これらの考察を通して見えてくるのは、芥川の人間と文明に対する複雑で深い洞察である。
芥川龍之介について
芥川龍之介(1892-1927)は、この「煙草と悪魔」において自身の文明観を巧妙に表現している。明治の急速な近代化を目撃した芥川は、西洋文明の導入に対して単純な礼賛でも否定でもない、複雑な心境を抱いていた。
本作品に見られる「善と悪の表裏一体性」や「見かけの勝利の虚しさ」といったテーマは、芥川の代表的な関心事である。特に晩年の作品群に通底する「人間の限界」への諦観が、この比較的初期の作品にも既に現れている。
また、歴史的事実を素材としながらも、そこに独自の解釈を加えて現代的な意味を見出そうとする手法は、「羅生門」「鼻」などの他の作品とも共通している。

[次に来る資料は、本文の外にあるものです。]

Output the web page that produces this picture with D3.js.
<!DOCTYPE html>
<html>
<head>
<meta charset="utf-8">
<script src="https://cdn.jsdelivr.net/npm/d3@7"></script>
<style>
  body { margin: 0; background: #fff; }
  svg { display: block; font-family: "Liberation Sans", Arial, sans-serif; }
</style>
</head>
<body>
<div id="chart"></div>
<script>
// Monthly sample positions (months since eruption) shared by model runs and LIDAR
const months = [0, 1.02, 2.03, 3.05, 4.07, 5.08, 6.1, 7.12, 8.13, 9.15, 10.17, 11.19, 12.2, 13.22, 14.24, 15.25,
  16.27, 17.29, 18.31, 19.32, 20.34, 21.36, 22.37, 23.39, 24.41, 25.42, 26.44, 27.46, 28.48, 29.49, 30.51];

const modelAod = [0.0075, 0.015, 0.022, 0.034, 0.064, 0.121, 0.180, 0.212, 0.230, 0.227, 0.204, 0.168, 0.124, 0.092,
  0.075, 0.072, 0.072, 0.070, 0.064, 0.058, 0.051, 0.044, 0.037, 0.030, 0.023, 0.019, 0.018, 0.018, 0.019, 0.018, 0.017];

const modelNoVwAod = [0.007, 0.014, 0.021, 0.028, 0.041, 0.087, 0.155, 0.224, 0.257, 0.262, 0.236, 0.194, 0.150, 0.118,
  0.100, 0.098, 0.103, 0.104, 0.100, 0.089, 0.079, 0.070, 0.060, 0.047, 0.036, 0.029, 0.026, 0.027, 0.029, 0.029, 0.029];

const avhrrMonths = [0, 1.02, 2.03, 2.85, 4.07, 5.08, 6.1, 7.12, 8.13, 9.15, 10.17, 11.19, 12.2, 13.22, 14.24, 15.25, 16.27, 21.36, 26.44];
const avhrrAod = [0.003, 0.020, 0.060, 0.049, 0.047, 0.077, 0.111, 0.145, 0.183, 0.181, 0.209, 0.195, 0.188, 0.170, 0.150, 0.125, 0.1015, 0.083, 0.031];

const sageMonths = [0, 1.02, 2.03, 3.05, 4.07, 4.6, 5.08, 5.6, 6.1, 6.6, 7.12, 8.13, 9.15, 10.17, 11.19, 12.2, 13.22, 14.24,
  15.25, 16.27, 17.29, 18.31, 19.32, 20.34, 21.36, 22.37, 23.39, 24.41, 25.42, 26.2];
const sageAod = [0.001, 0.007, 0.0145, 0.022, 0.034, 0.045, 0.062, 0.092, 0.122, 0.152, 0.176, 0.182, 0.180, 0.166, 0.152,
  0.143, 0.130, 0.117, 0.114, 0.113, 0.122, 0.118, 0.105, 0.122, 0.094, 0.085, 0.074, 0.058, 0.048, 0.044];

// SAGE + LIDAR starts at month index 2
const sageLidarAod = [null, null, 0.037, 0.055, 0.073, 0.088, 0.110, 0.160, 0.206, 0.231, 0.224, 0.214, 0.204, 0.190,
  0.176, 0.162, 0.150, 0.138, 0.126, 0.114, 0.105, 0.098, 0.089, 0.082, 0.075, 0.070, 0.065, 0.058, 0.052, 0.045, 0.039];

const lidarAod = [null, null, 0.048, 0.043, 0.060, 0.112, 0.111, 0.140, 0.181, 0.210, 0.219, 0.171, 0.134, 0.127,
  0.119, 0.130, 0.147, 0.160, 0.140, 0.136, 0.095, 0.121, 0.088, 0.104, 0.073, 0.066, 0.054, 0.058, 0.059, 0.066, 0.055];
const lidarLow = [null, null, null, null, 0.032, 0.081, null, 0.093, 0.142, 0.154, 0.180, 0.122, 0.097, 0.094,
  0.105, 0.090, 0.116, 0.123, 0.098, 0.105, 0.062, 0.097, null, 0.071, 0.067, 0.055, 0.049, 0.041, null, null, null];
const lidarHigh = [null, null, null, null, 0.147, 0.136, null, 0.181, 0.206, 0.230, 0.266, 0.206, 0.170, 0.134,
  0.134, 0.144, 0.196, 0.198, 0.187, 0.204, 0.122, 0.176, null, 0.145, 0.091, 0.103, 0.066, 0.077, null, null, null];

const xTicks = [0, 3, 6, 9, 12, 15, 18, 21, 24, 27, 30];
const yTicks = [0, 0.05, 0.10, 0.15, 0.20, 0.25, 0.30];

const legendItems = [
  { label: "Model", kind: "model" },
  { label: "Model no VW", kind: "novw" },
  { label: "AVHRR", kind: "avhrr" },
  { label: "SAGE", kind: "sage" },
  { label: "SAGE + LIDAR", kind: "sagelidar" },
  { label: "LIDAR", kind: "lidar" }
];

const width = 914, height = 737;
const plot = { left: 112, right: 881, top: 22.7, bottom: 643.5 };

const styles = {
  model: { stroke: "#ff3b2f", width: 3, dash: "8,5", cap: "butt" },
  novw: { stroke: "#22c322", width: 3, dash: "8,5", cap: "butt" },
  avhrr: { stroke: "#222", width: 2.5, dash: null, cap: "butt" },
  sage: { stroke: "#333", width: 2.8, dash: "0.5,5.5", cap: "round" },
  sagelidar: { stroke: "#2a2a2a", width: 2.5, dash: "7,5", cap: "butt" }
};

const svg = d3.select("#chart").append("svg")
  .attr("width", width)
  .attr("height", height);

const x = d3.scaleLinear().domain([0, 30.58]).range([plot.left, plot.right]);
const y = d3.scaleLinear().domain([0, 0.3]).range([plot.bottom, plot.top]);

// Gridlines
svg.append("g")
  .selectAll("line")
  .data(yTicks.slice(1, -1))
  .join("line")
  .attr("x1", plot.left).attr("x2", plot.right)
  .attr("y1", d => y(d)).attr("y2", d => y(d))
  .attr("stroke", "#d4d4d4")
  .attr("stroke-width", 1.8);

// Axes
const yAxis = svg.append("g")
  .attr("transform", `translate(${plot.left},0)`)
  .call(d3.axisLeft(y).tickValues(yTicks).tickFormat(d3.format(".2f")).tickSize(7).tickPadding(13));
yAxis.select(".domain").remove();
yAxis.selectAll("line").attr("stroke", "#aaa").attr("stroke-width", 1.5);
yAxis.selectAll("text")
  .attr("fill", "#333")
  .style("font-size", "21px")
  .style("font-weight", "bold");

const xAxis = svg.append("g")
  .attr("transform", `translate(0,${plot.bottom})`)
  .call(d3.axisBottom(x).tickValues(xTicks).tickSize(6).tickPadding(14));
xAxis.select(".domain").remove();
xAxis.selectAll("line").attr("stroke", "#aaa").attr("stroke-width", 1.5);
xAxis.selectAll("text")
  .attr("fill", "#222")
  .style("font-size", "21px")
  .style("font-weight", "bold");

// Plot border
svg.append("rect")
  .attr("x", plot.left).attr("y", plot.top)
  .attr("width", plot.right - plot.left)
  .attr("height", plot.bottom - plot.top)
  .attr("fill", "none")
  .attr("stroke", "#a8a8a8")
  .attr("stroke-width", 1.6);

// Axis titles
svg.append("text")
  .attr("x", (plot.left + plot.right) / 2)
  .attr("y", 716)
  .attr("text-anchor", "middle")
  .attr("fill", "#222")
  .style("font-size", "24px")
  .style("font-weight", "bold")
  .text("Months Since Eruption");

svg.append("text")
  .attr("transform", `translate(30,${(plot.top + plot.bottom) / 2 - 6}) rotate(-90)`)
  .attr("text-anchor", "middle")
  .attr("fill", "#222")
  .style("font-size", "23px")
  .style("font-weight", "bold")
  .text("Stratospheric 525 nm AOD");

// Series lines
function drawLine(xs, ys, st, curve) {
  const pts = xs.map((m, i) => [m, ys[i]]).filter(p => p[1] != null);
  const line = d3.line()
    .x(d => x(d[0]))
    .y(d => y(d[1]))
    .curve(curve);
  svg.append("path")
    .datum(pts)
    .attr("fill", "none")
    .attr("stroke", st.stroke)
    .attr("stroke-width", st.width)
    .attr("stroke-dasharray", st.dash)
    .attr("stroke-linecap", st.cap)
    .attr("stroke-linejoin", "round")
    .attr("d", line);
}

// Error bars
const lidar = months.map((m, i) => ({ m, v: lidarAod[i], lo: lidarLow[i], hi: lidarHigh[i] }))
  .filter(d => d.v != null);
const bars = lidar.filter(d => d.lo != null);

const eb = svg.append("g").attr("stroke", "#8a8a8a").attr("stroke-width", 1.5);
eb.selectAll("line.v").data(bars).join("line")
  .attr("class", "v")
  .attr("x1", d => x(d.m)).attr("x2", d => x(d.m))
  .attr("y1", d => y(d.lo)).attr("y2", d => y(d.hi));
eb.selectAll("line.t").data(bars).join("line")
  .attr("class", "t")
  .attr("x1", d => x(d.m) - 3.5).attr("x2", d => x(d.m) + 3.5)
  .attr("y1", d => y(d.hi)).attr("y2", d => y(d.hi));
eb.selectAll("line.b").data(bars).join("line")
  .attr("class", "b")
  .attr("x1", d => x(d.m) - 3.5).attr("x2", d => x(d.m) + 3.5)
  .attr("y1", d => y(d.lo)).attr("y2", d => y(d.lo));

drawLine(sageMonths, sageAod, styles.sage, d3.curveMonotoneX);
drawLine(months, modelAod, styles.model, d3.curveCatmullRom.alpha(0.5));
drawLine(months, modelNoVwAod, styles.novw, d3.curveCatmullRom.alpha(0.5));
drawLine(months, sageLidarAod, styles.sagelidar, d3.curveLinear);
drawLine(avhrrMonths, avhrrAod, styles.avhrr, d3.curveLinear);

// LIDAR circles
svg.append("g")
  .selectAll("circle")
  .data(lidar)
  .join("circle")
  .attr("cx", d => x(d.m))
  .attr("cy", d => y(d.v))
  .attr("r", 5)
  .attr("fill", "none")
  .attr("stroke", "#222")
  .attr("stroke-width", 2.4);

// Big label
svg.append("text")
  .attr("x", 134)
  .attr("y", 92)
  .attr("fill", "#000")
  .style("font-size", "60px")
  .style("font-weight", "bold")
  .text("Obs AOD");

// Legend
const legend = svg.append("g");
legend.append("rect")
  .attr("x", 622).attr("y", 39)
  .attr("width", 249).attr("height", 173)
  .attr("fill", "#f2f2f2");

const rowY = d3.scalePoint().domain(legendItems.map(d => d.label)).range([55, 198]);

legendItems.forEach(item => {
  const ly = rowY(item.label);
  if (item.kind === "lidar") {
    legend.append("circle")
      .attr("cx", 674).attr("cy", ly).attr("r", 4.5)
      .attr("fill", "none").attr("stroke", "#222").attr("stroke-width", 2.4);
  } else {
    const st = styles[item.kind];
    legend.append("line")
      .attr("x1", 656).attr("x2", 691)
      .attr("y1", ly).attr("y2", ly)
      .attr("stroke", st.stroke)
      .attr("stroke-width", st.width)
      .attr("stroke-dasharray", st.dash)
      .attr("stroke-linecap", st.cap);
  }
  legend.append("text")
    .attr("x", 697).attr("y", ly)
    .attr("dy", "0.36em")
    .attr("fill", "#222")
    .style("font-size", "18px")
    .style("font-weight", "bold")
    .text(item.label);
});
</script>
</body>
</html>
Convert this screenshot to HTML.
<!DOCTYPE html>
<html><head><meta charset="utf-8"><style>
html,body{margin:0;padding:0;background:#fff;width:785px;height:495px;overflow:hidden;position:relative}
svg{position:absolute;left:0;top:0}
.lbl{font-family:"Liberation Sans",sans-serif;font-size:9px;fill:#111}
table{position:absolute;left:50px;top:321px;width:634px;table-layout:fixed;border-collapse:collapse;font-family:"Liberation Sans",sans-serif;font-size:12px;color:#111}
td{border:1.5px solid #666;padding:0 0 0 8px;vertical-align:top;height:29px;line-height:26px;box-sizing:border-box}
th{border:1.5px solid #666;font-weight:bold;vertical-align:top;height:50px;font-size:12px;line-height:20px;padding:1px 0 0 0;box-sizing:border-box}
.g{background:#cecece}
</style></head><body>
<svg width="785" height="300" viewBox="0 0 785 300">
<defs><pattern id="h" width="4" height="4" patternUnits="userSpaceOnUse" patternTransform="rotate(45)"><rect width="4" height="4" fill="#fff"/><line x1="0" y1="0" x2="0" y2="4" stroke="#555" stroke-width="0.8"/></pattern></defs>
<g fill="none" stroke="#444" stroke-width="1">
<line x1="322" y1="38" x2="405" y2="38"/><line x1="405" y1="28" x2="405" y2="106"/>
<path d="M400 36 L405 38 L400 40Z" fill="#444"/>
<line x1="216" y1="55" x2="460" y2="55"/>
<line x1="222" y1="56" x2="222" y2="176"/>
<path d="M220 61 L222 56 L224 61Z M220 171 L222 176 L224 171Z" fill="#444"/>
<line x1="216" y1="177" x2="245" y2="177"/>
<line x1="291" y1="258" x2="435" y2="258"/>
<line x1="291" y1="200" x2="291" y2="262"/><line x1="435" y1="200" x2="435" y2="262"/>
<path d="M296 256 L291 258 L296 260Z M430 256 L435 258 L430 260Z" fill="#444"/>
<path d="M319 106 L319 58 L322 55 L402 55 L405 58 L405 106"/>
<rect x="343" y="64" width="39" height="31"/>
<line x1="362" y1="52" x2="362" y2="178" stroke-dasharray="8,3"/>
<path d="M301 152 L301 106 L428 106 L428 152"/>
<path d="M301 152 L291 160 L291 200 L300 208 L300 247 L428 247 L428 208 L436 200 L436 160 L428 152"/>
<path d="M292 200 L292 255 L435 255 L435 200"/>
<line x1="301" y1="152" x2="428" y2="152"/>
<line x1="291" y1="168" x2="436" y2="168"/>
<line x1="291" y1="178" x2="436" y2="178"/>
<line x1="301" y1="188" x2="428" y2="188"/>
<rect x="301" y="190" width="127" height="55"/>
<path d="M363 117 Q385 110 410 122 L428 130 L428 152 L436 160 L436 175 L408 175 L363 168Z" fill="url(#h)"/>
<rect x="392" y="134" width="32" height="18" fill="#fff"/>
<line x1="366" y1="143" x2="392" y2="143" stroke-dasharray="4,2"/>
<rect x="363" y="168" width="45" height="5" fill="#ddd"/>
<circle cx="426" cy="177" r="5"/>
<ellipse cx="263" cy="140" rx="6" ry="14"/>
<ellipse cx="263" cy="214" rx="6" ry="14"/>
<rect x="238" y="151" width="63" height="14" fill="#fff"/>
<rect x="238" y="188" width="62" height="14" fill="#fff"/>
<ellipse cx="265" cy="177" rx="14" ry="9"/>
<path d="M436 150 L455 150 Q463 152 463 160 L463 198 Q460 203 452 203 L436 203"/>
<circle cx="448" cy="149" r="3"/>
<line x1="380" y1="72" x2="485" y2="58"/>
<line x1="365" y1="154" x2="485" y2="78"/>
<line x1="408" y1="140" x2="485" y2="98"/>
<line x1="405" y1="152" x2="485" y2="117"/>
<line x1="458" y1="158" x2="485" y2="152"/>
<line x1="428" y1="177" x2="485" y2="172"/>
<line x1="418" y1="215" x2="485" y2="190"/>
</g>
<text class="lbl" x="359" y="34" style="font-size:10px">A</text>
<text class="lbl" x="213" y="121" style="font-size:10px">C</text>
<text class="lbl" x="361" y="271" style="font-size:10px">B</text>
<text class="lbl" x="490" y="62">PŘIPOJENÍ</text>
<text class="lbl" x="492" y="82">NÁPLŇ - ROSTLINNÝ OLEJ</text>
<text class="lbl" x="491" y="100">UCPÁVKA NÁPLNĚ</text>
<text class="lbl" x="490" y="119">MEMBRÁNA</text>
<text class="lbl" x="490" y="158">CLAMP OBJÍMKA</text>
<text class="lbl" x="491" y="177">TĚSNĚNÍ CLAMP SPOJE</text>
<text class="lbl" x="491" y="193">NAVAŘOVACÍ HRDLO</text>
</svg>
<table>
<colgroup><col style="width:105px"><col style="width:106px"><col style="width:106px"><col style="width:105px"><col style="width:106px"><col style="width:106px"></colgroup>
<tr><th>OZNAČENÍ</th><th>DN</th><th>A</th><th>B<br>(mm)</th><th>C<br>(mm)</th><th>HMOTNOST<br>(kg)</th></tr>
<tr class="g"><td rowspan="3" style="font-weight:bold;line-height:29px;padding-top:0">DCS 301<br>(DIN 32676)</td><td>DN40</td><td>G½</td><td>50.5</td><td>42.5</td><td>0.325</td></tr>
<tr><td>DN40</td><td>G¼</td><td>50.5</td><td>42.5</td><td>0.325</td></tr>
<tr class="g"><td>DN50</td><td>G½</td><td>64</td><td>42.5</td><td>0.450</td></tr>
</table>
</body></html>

民衆の生活に根ざした視点を持ちながらも、知識人としての冷静な分析眼を失わない芥川の特質が、この作品にも如実に表れている。
『煙草と悪魔』のあおなみのひとこと感想



一見すると単純な民話風の物語だが、そこには深い文明批評が込められている。牛商人の機転による勝利に安堵する一方で、煙草の普及という「真の敗北」を示唆するラストの巧妙さに、芥川の文学的技量を感じる。現代の我々にも通じる文明受容の問題を、ユーモアと皮肉を交えて描いた傑作である。